About 800 people from the area appeared as extras in Yanks, starring a young Richard Gere, about US troops said to be “overpaid, over-sexed and over ‘ere” during the Second World War.

Filming took place in Keighley, Silsden, Steeton and Halifax, among other places, between April and August, 1978, and was released in time for Christmas 1979.

Based on screenwriter Colin Welland’s experiences of life as a boy in wartime Britain, Yanks focused on romances that blossomed between English women and American soldiers stationed in the Yorkshire countryside.

Director John Schlesinger used Welland’s warm, funny script to produce a poignant, evocative tale depicting the clash of cultures in an austere Yorkshire town. He cast Gere in one of his first starring roles, playing a GI who falls in love with a local girl, played by Lisa Eichhorn.

The story centres on three couples thrown together by war as thousands of American troops arrive in Britain prior to the D-Day landings at Normandy.

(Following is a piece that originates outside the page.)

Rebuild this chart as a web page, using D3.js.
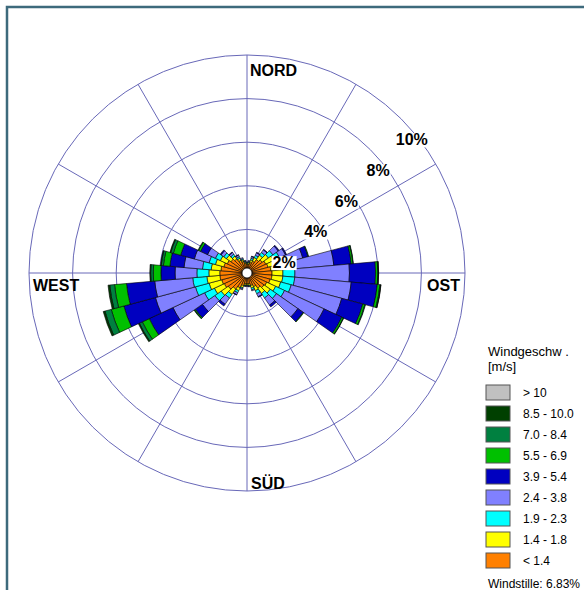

It was 28-year-old Gere’s first experience of West Yorkshire. He seems to have been impressed. “I like the great feeling of space up here. There is something remarkable about the way industry is cheek-by-jowl with such wonderful landscape,” he said.

The cast also included Vanessa Redgrave, William Devane, Rachel Roberts, Lynne Perrie, Joan Hickson and Derek Thompson.

The extras each earned the tidy sum, then, of £15 a day.

Last year many of them were reunited for a special screening of the film at the National Media Museum.

Chris Blanchett, from Keighley, was among the extras with his wife Jennifer, their threeyear-old daughter Victoria, and baby son Neil.

“All our scenes were in Keighley and Steeton,” recalls Chris. “I was in the last scene at Keighley station when the GIs leave town, and Richard Gere and Lisa Eichhorn’s characters say goodbye to each other.

“My wife and I were in the boxing match scene together – it took a whole day to film that. John Schlesinger suddenly noticed a man sitting behind us whose hair wasn’t quite right so he ordered a make-up artist to paint Brylcreem on his head!

“It was shot in the old ammunitions factory in Steeton, which was also used as the army base in the film. The building was filled with costumes and we went there for make-up.”